The big question for the Calgary Flames is whether one – or more – of these players displaces a veteran, such as Chris Butler or Derek Smith, on the bottom pairing. Butler’s cap hit ($1.7 million) is potentially too big to bury in the minors, he found himself in the press box on a few occasions last season. Smith’s cap hit is only $775,000, and he may be bumped to the AHL – and Butler to the press box – if one of the Flames younger players outshines them at camp.

Flames head coach Bob Hartley noted, in response to whether veterans should be nervous about their spots, that pro hockey is a competitive business.

“Veterans should always be nervous,” said Hartley. “This is a job that, you steal a jersey, as soon as you steal a jersey, you turn around and someone’s trying to take it back from you. That’s a cycle of this business for all of us, that’s the way it goes. Whether you’re nervous or not, the only thing you control is your play. What all of our youngsters, why they’re still here is they showed a certain talent, they showed a commitment and they showed confidence.”
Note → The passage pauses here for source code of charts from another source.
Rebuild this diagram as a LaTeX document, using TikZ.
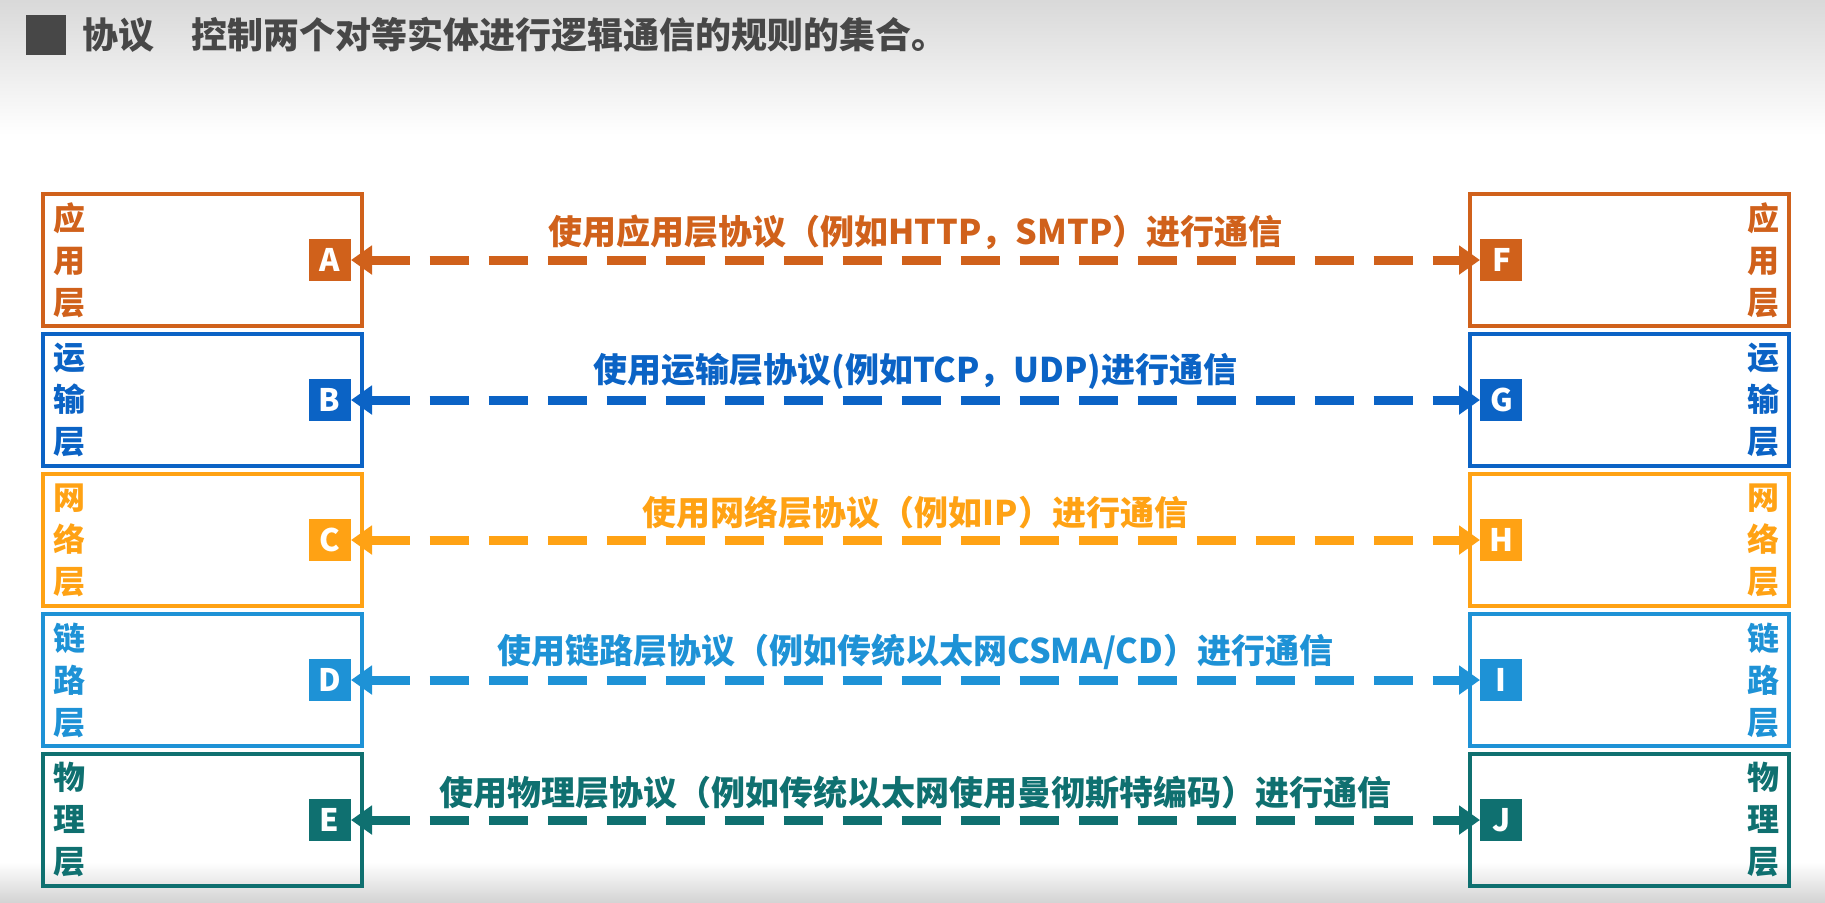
\documentclass[tikz,border=0pt]{standalone}
\usepackage{fontspec}
\usepackage{xcolor}
\usepackage{tikz}
\usetikzlibrary{arrows.meta,positioning}
\newfontfamily\cjk{Noto Sans CJK SC}
\definecolor{AppOrange}{HTML}{D0611B}
\definecolor{TransBlue}{HTML}{0B63C5}
\definecolor{NetAmber}{HTML}{FFA214}
\definecolor{LinkBlue}{HTML}{1E92D6}
\definecolor{PhyTeal}{HTML}{0F7070}
\definecolor{TitleGray}{HTML}{474747}
\tikzset{
  leftlayer/.style={draw=#1,line width=2pt,text=#1,minimum height=66pt,
              text width=149.5pt,inner xsep=5pt,inner ysep=0pt,align=left,
              font=\cjk\bfseries\fontsize{16pt}{21pt}\selectfont},
  rightlayer/.style={leftlayer=#1,align=right},
  tag/.style={fill=#1,text=white,minimum size=21pt,inner sep=0pt,
              font=\cjk\bfseries\fontsize{15.5pt}{15.5pt}\selectfont},
  proto/.style={draw=#1,line width=4.5pt,dash pattern=on 19.5pt off 10pt,
              {Triangle[length=10.5pt,width=14pt]}-{Triangle[length=10.5pt,width=14pt]}},
  protolabel/.style={text=#1,inner sep=0pt,above=3pt,
              font=\cjk\bfseries\fontsize{17pt}{17pt}\selectfont},
  titletext/.style={text=TitleGray,inner sep=0pt,
              font=\cjk\bfseries\fontsize{18pt}{18pt}\selectfont}
}
\begin{document}
\begin{tikzpicture}[x=0.5pt,y=-0.5pt]
  \useasboundingbox (0,0) rectangle (1825,902);
  \shade[top color=black!15,bottom color=white] (0,0) rectangle (1825,135);
  \shade[top color=white,bottom color=black!17] (0,862) rectangle (1825,902);

  % title line
  \node[fill=TitleGray,minimum size=20pt,inner sep=0pt] (mark) at (46,35) {};
  \node[titletext,right=8pt of mark] (term) {协议};
  \node[titletext,right=18pt of term] (defn) {控制两个对等实体进行逻辑通信的规则的集合。};

  % left stack
  \node[leftlayer=AppOrange] (appL) at (202.5,260) {应\\用\\层};
  \node[leftlayer=TransBlue,below=2pt of appL] (transL) {运\\输\\层};
  \node[leftlayer=NetAmber,below=2pt of transL] (netL) {网\\络\\层};
  \node[leftlayer=LinkBlue,below=2pt of netL] (linkL) {链\\路\\层};
  \node[leftlayer=PhyTeal,below=2pt of linkL] (phyL) {物\\理\\层};

  % right stack
  \node[rightlayer=AppOrange,right=552pt of appL] (appR) {应\\用\\层};
  \node[rightlayer=TransBlue,below=2pt of appR] (transR) {运\\输\\层};
  \node[rightlayer=NetAmber,below=2pt of transR] (netR) {网\\络\\层};
  \node[rightlayer=LinkBlue,below=2pt of netR] (linkR) {链\\路\\层};
  \node[rightlayer=PhyTeal,below=2pt of linkR] (phyR) {物\\理\\层};

  % entity tags
  \node[tag=AppOrange,left=6.5pt of appL.east] (A) {A};
  \node[tag=TransBlue,left=6.5pt of transL.east] (B) {B};
  \node[tag=NetAmber,left=6.5pt of netL.east] (C) {C};
  \node[tag=LinkBlue,left=6.5pt of linkL.east] (D) {D};
  \node[tag=PhyTeal,left=6.5pt of phyL.east] (E) {E};
  \node[tag=AppOrange,right=6pt of appR.west] (F) {F};
  \node[tag=TransBlue,right=6pt of transR.west] (G) {G};
  \node[tag=NetAmber,right=6pt of netR.west] (H) {H};
  \node[tag=LinkBlue,right=6pt of linkR.west] (I) {I};
  \node[tag=PhyTeal,right=6pt of phyR.west] (J) {J};

  % peer protocols
  \draw[proto=AppOrange] (A) -- node[protolabel=AppOrange]{使用应用层协议（例如HTTP，SMTP）进行通信} (F);
  \draw[proto=TransBlue] (B) -- node[protolabel=TransBlue]{使用运输层协议(例如TCP，UDP)进行通信} (G);
  \draw[proto=NetAmber] (C) -- node[protolabel=NetAmber]{使用网络层协议（例如IP）进行通信} (H);
  \draw[proto=LinkBlue] (D) -- node[protolabel=LinkBlue]{使用链路层协议（例如传统以太网CSMA/CD）进行通信} (I);
  \draw[proto=PhyTeal] (E) -- node[protolabel=PhyTeal]{使用物理层协议（例如传统以太网使用曼彻斯特编码）进行通信} (J);
\end{tikzpicture}
\end{document}
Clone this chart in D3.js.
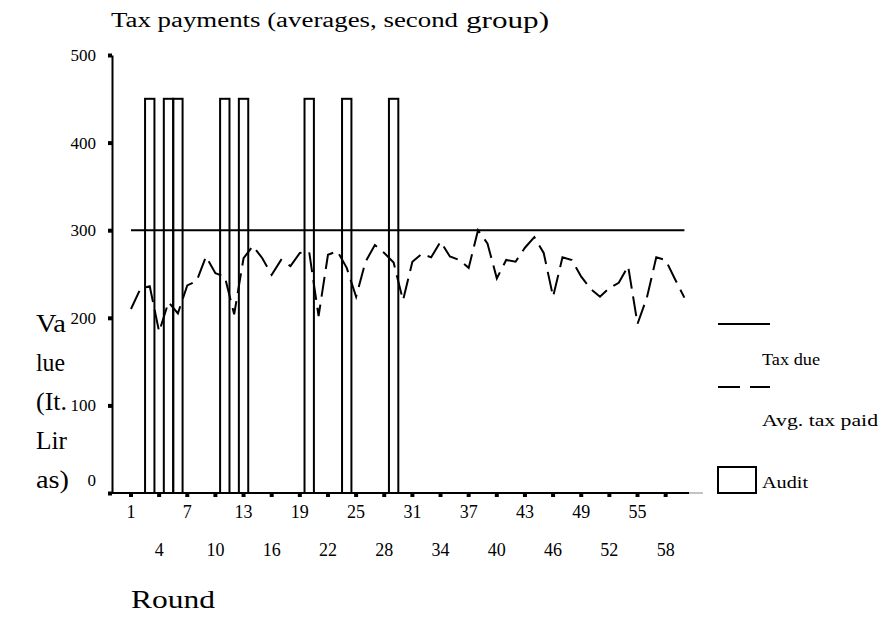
<!DOCTYPE html>
<html>
<head>
<meta charset="utf-8">
<script src="https://cdn.jsdelivr.net/npm/d3@7"></script>
<style>
  body { margin: 0; background: #fff; }
  text { font-family: "Liberation Serif", "Times New Roman", serif; fill: #000; }
</style>
</head>
<body>
<svg id="chart" width="882" height="638"></svg>
<script>
// rounds 1..60
var rounds = d3.range(1, 61);
// average tax paid per round
var avgTaxPaid = [210, 233, 236, 184, 218, 205, 237, 242, 270, 251,
                  247, 204, 268, 282, 268, 249, 266, 259, 274, 275,
                  202, 272, 276, 257, 224, 264, 283, 274, 263, 220,
                  264, 273, 269, 287, 270, 266, 257, 300, 285, 245,
                  266, 264, 280, 292, 274, 224, 269, 266, 247, 233,
                  224, 234, 240, 259, 193, 223, 269, 266, 244, 223];
var taxDue = 300;
var auditRounds = [3, 5, 6, 11, 13, 20, 24, 29];
var auditValue = 450;
var yTicks = [0, 100, 200, 300, 400, 500];
var xTicks = [1, 4, 7, 10, 13, 16, 19, 22, 25, 28, 31, 34, 37, 40, 43, 46, 49, 52, 55, 58];
var yTitle = ["Va", "lue", "(It.", "Lir", "as)"];
var legendLabels = ["Tax due", "Avg. tax paid", "Audit"];

var svg = d3.select("#chart");
var serif = '"Liberation Serif", "Times New Roman", serif';

var x = d3.scaleBand().domain(rounds).range([126.3, 689.1]).padding(0);
var y = d3.scaleLinear().domain([0, 500]).range([493, 55]);
var cx = function(r) { return x(r) + x.bandwidth() / 2; };

// the source text is set wider than plain Times, so stretch to the measured width
function wideText(px, py, size, str, width) {
  var t = svg.append("text")
      .attr("x", px).attr("y", py)
      .style("font-size", size + "px")
      .text(str);
  if (width) t.attr("textLength", width).attr("lengthAdjust", "spacingAndGlyphs");
  return t;
}

// title
wideText(111, 27, 20, "Tax payments (averages, second", 347);
wideText(466, 28, 24, "group)", 83);

// audit bars
svg.append("g").selectAll("rect")
    .data(auditRounds)
  .enter().append("rect")
    .attr("x", function(d) { return x(d); })
    .attr("y", y(auditValue))
    .attr("width", x.bandwidth())
    .attr("height", function() { return y(0) - y(auditValue); })
    .attr("fill", "none")
    .attr("stroke", "#000")
    .attr("stroke-width", 2);

// tax due line
svg.append("line")
    .attr("x1", cx(rounds[0])).attr("x2", cx(rounds[rounds.length - 1]))
    .attr("y1", y(taxDue)).attr("y2", y(taxDue))
    .attr("stroke", "#000").attr("stroke-width", 2);

// avg tax paid (dashed)
var line = d3.line()
    .x(function(d, i) { return cx(rounds[i]); })
    .y(function(d) { return y(d); });

svg.append("path")
    .datum(avgTaxPaid)
    .attr("d", line)
    .attr("fill", "none")
    .attr("stroke", "#000")
    .attr("stroke-width", 2)
    .attr("stroke-dasharray", "20,8");

// y axis
var yAxis = svg.append("g")
    .attr("transform", "translate(112,0)")
    .call(d3.axisLeft(y).tickValues(yTicks).tickSize(4).tickSizeOuter(0).tickPadding(12));
yAxis.select(".domain").attr("stroke-width", 2);
yAxis.selectAll(".tick line").attr("stroke-width", 4);
yAxis.selectAll(".tick text")
    .style("font-family", serif)
    .style("font-size", "17px")
    .attr("dy", function(d) { return d === 0 ? "-0.45em" : "0.32em"; });

// x axis
var xAxis = svg.append("g")
    .attr("transform", "translate(0,493)")
    .call(d3.axisBottom(x).tickValues(xTicks).tickSize(4).tickSizeOuter(0));
xAxis.select(".domain").remove();
xAxis.selectAll(".tick line").attr("stroke-width", 4);
xAxis.selectAll(".tick text")
    .style("font-family", serif)
    .style("font-size", "18px")
    .attr("dy", null)
    .attr("y", function(d, i) { return i % 2 === 0 ? 25 : 63; });

svg.append("line")
    .attr("x1", 110).attr("x2", 689).attr("y1", 493).attr("y2", 493)
    .attr("stroke", "#000").attr("stroke-width", 2);
svg.append("line")
    .attr("x1", 689).attr("x2", 703).attr("y1", 493).attr("y2", 493)
    .attr("stroke", "#888").attr("stroke-width", 1);

// axis titles
var yTitleW = [30, 29, 31, 31, 33];
yTitle.forEach(function(s, i) {
  wideText(36, 332 + i * 39, 25, s, yTitleW[i]);
});
wideText(131, 608, 25, "Round", 84);

// legend
svg.append("line").attr("x1", 718).attr("x2", 770).attr("y1", 324).attr("y2", 324)
    .attr("stroke", "#000").attr("stroke-width", 2);
svg.append("line").attr("x1", 718).attr("x2", 770).attr("y1", 387).attr("y2", 387)
    .attr("stroke", "#000").attr("stroke-width", 2).attr("stroke-dasharray", "22,10");
svg.append("rect").attr("x", 718).attr("y", 467).attr("width", 38).attr("height", 26)
    .attr("fill", "none").attr("stroke", "#000").attr("stroke-width", 2);
var legendY = [365, 426, 488];
var legendW = [58, 116, 46];
legendLabels.forEach(function(s, i) {
  wideText(762, legendY[i], 16, s, legendW[i]);
});
</script>
</body>
</html>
Wotherspoon explained that he brought some confidence with him from a successful season with Portland and Team Canada.

“I came into this camp feeling that I can make this team, not coming here thinking about playing in junior or in minors,” said Wotherspoon. “That’s the mindset you’ve got to have when you come here. You’ve got to come here expecting big things. I think that’s what I’ve done and I’ve been rewarded here, but it’s not over yet and I’ve got to keep playing my game and keep battling to get that spot.”

Hartley was complementary to the Flames scouting and management for restocking their prospect cupboards so quickly. He noted that due to the strong play of many of the younger players in camp, team management had heated debates over even the first round of roster cuts.

“They’re making our decisions tough, and that’s their role,” Hartley said, later joking that furniture may be thrown during debates for the next round of impending cuts.

The Flames have 38 players left in camp. They have to declare their 23-man roster on October 1 and begin their 2013-14 regular season on October 3 in Washington, D.C.